### INSTRUCTIONS FOR THE TASK
Transcribe the listing that follows in full, omitting pictures.

### COLLECTED MATERIAL
____

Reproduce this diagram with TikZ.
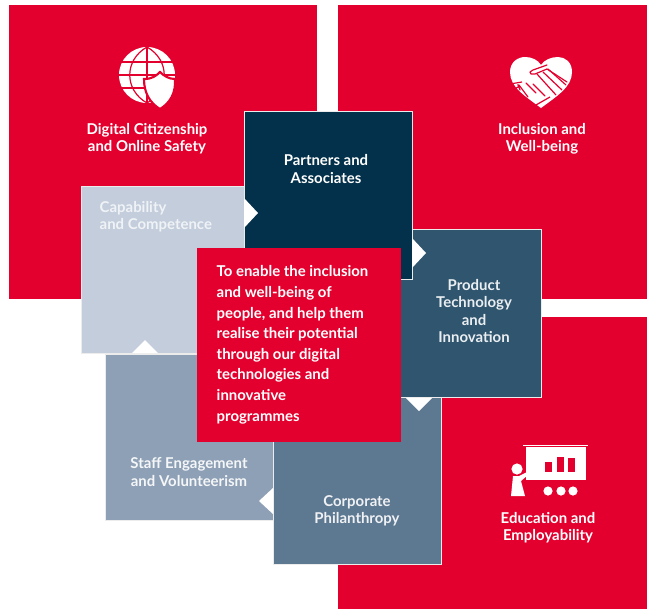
\documentclass[tikz,border=0pt]{standalone}
\usepackage{fontspec}
\setmainfont{Lato}[BoldFont={Lato Bold}]
\definecolor{brandred}{HTML}{E4002E}
\definecolor{navy}{HTML}{03314B}
\definecolor{steel}{HTML}{30556F}
\definecolor{slate}{HTML}{5D7891}
\definecolor{haze}{HTML}{8EA0B5}
\definecolor{mist}{HTML}{C3CDDC}
\tikzset{
  panel/.style={draw=#1, fill=#1, anchor=north west, inner sep=0pt, outer sep=0pt},
  block/.style={draw=white!85!gray, line width=0.7pt, fill=#1, anchor=north west, inner sep=0pt, outer sep=0pt},
  title/.style={text=white, align=center, font=\fontsize{11.2}{12.9}\selectfont\bfseries},
  pointer/.style={fill=white, draw=none},
  cut/.style={draw=brandred, line width=0.9pt},
}
\begin{document}
\begin{tikzpicture}[x=0.75pt,y=-0.75pt]
  \useasboundingbox (0,0) rectangle (647,608);

  \node[panel=brandred, minimum width=307*0.75pt, minimum height=293*0.75pt] at (9,5) (citizen) {};
  \node[panel=brandred, minimum width=309*0.75pt, minimum height=293*0.75pt] at (338,5) (inclusion) {};
  \node[panel=brandred, minimum width=309*0.75pt, minimum height=291*0.75pt] at (338,317) (education) {};

  \node[block=haze, minimum width=168*0.75pt, minimum height=166*0.75pt] at (105,354) (staff) {};
  \node[block=slate, minimum width=168*0.75pt, minimum height=167*0.75pt] at (273,397) (corporate) {};
  \node[block=mist, minimum width=163*0.75pt, minimum height=167*0.75pt] at (81,186) (capability) {};
  \node[block=steel, minimum width=168*0.75pt, minimum height=168*0.75pt] at (373,229) (product) {};
  \node[block=navy, minimum width=168*0.75pt, minimum height=168*0.75pt] at (244,111) (partners) {};
  \node[panel=brandred, minimum width=203*0.75pt, minimum height=193*0.75pt] at (197,248) (mission) {};

  \fill[pointer] (244,198) -- (258,213) -- (244,228) -- cycle;
  \fill[pointer] (412,238) -- (426,253) -- (412,268) -- cycle;
  \fill[pointer] (132,353) -- (145,340) -- (158,353) -- cycle;
  \fill[pointer] (406,398) -- (419,411) -- (432,398) -- cycle;
  \fill[pointer] (273,488) -- (259,501) -- (273,514) -- cycle;

  \node[title] at (147,139) (citizentext) {Digital Citizenship\\and Online Safety};
  \node[title] at (542,139) (inclusiontext) {Inclusion and\\Well-being};
  \node[title] at (548,528) (educationtext) {Education and\\Employability};
  \node[title] at (326,169) (partnerstext) {Partners and\\Associates};
  \node[title, text=white!75!mist, align=left, anchor=west] at (95,217) (capabilitytext) {Capability\\and Competence};
  \node[title, text=white!90!steel] at (474,311) (producttext) {Product\\Technology\\and\\Innovation};
  \node[title, text=white!90!haze] at (189,472) (stafftext) {Staff Engagement\\and Volunteerism};
  \node[title, text=white!90!slate] at (357,511) (corporatetext) {Corporate\\Philanthropy};
  \node[title, align=left, anchor=north west, font=\fontsize{11.2}{15.45}\selectfont\bfseries] at (212,261) (missiontext)
    {To enable the inclusion\\and well-being of\\people, and help them\\realise their potential\\through our digital\\technologies and\\innovative\\programmes};

  % globe and shield
  \fill[white] (147,75) circle (28);
  \draw[cut] (120,62) -- (174,62) (119,75) -- (175,75) (121,88) -- (173,88) (147,47) -- (147,103);
  \draw[cut] (147,47) .. controls (124,60) and (124,90) .. (147,103);
  \draw[cut] (147,47) .. controls (170,60) and (170,90) .. (147,103);
  \draw[brandred, fill=white, line width=1.6pt] (144,79) .. controls (152,79) and (156,76) .. (160,72)
    .. controls (164,76) and (169,79) .. (175,79) .. controls (176,93) and (170,103) .. (160,109)
    .. controls (150,103) and (144,93) .. (144,79) -- cycle;

  % heart and handshake
  \fill[white] (541,108) .. controls (525,96) and (510,87) .. (510,72) .. controls (510,62) and (518,57) .. (525,57)
    .. controls (532,57) and (538,60) .. (541,65) .. controls (544,60) and (551,57) .. (558,57)
    .. controls (565,57) and (572,62) .. (572,72) .. controls (572,87) and (557,96) .. (541,108) -- cycle;
  \draw[cut, line cap=round, line join=round] (547,65) -- (533,70) -- (530,72) -- (531,74) -- (535,74) -- (547,69) -- (567,82);
  \draw[cut] (548,69) -- (566,85) (543,72) -- (562,90) (537,74) -- (556,95);
  \draw[cut, line cap=round] (519,85) -- (518,85) -- (520,90) (519,85) -- (528,97) (526,83) -- (536,93) (533,84) -- (545,96) (518,87) -- (510,92);
  \draw[cut] (510,84) -- (522,82) (536,105) -- (550,97);

  % board and presenter
  \draw[white, line width=0.4pt] (523,445.5) -- (588,445.5);
  \fill[white] (526,447) rectangle (586,480);
  \foreach \barx/\bartop/\barw in {545/462/7, 557/457/7, 568/458/7}
    \fill[brandred] (\barx,\bartop) rectangle ++(\barw,472-\bartop);
  \foreach \dotx in {548,561,573}
    \fill[white] (\dotx,491) circle (4.6);
  \fill[white] (517,469) circle (5.6);
  \fill[white] (513,476) -- (519,476) -- (527,472) -- (528,475) -- (521,481) -- (525,496) -- (511,496) -- cycle;
\end{tikzpicture}
\end{document}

____

### RESULT FOR THIS TASK
Reproduce this diagram with TikZ.
\documentclass[tikz,border=0pt]{standalone}
\usepackage{fontspec}
\setmainfont{Lato}[BoldFont={Lato Bold}]
\definecolor{brandred}{HTML}{E4002E}
\definecolor{navy}{HTML}{03314B}
\definecolor{steel}{HTML}{30556F}
\definecolor{slate}{HTML}{5D7891}
\definecolor{haze}{HTML}{8EA0B5}
\definecolor{mist}{HTML}{C3CDDC}
\tikzset{
  panel/.style={draw=#1, fill=#1, anchor=north west, inner sep=0pt, outer sep=0pt},
  block/.style={draw=white!85!gray, line width=0.7pt, fill=#1, anchor=north west, inner sep=0pt, outer sep=0pt},
  title/.style={text=white, align=center, font=\fontsize{11.2}{12.9}\selectfont\bfseries},
  pointer/.style={fill=white, draw=none},
  cut/.style={draw=brandred, line width=0.9pt},
}
\begin{document}
\begin{tikzpicture}[x=0.75pt,y=-0.75pt]
  \useasboundingbox (0,0) rectangle (647,608);

  \node[panel=brandred, minimum width=307*0.75pt, minimum height=293*0.75pt] at (9,5) (citizen) {};
  \node[panel=brandred, minimum width=309*0.75pt, minimum height=293*0.75pt] at (338,5) (inclusion) {};
  \node[panel=brandred, minimum width=309*0.75pt, minimum height=291*0.75pt] at (338,317) (education) {};

  \node[block=haze, minimum width=168*0.75pt, minimum height=166*0.75pt] at (105,354) (staff) {};
  \node[block=slate, minimum width=168*0.75pt, minimum height=167*0.75pt] at (273,397) (corporate) {};
  \node[block=mist, minimum width=163*0.75pt, minimum height=167*0.75pt] at (81,186) (capability) {};
  \node[block=steel, minimum width=168*0.75pt, minimum height=168*0.75pt] at (373,229) (product) {};
  \node[block=navy, minimum width=168*0.75pt, minimum height=168*0.75pt] at (244,111) (partners) {};
  \node[panel=brandred, minimum width=203*0.75pt, minimum height=193*0.75pt] at (197,248) (mission) {};

  \fill[pointer] (244,198) -- (258,213) -- (244,228) -- cycle;
  \fill[pointer] (412,238) -- (426,253) -- (412,268) -- cycle;
  \fill[pointer] (132,353) -- (145,340) -- (158,353) -- cycle;
  \fill[pointer] (406,398) -- (419,411) -- (432,398) -- cycle;
  \fill[pointer] (273,488) -- (259,501) -- (273,514) -- cycle;

  \node[title] at (147,139) (citizentext) {Digital Citizenship\\and Online Safety};
  \node[title] at (542,139) (inclusiontext) {Inclusion and\\Well-being};
  \node[title] at (548,528) (educationtext) {Education and\\Employability};
  \node[title] at (326,169) (partnerstext) {Partners and\\Associates};
  \node[title, text=white!75!mist, align=left, anchor=west] at (95,217) (capabilitytext) {Capability\\and Competence};
  \node[title, text=white!90!steel] at (474,311) (producttext) {Product\\Technology\\and\\Innovation};
  \node[title, text=white!90!haze] at (189,472) (stafftext) {Staff Engagement\\and Volunteerism};
  \node[title, text=white!90!slate] at (357,511) (corporatetext) {Corporate\\Philanthropy};
  \node[title, align=left, anchor=north west, font=\fontsize{11.2}{15.45}\selectfont\bfseries] at (212,261) (missiontext)
    {To enable the inclusion\\and well-being of\\people, and help them\\realise their potential\\through our digital\\technologies and\\innovative\\programmes};

  % globe and shield
  \fill[white] (147,75) circle (28);
  \draw[cut] (120,62) -- (174,62) (119,75) -- (175,75) (121,88) -- (173,88) (147,47) -- (147,103);
  \draw[cut] (147,47) .. controls (124,60) and (124,90) .. (147,103);
  \draw[cut] (147,47) .. controls (170,60) and (170,90) .. (147,103);
  \draw[brandred, fill=white, line width=1.6pt] (144,79) .. controls (152,79) and (156,76) .. (160,72)
    .. controls (164,76) and (169,79) .. (175,79) .. controls (176,93) and (170,103) .. (160,109)
    .. controls (150,103) and (144,93) .. (144,79) -- cycle;

  % heart and handshake
  \fill[white] (541,108) .. controls (525,96) and (510,87) .. (510,72) .. controls (510,62) and (518,57) .. (525,57)
    .. controls (532,57) and (538,60) .. (541,65) .. controls (544,60) and (551,57) .. (558,57)
    .. controls (565,57) and (572,62) .. (572,72) .. controls (572,87) and (557,96) .. (541,108) -- cycle;
  \draw[cut, line cap=round, line join=round] (547,65) -- (533,70) -- (530,72) -- (531,74) -- (535,74) -- (547,69) -- (567,82);
  \draw[cut] (548,69) -- (566,85) (543,72) -- (562,90) (537,74) -- (556,95);
  \draw[cut, line cap=round] (519,85) -- (518,85) -- (520,90) (519,85) -- (528,97) (526,83) -- (536,93) (533,84) -- (545,96) (518,87) -- (510,92);
  \draw[cut] (510,84) -- (522,82) (536,105) -- (550,97);

  % board and presenter
  \draw[white, line width=0.4pt] (523,445.5) -- (588,445.5);
  \fill[white] (526,447) rectangle (586,480);
  \foreach \barx/\bartop/\barw in {545/462/7, 557/457/7, 568/458/7}
    \fill[brandred] (\barx,\bartop) rectangle ++(\barw,472-\bartop);
  \foreach \dotx in {548,561,573}
    \fill[white] (\dotx,491) circle (4.6);
  \fill[white] (517,469) circle (5.6);
  \fill[white] (513,476) -- (519,476) -- (527,472) -- (528,475) -- (521,481) -- (525,496) -- (511,496) -- cycle;
\end{tikzpicture}
\end{document}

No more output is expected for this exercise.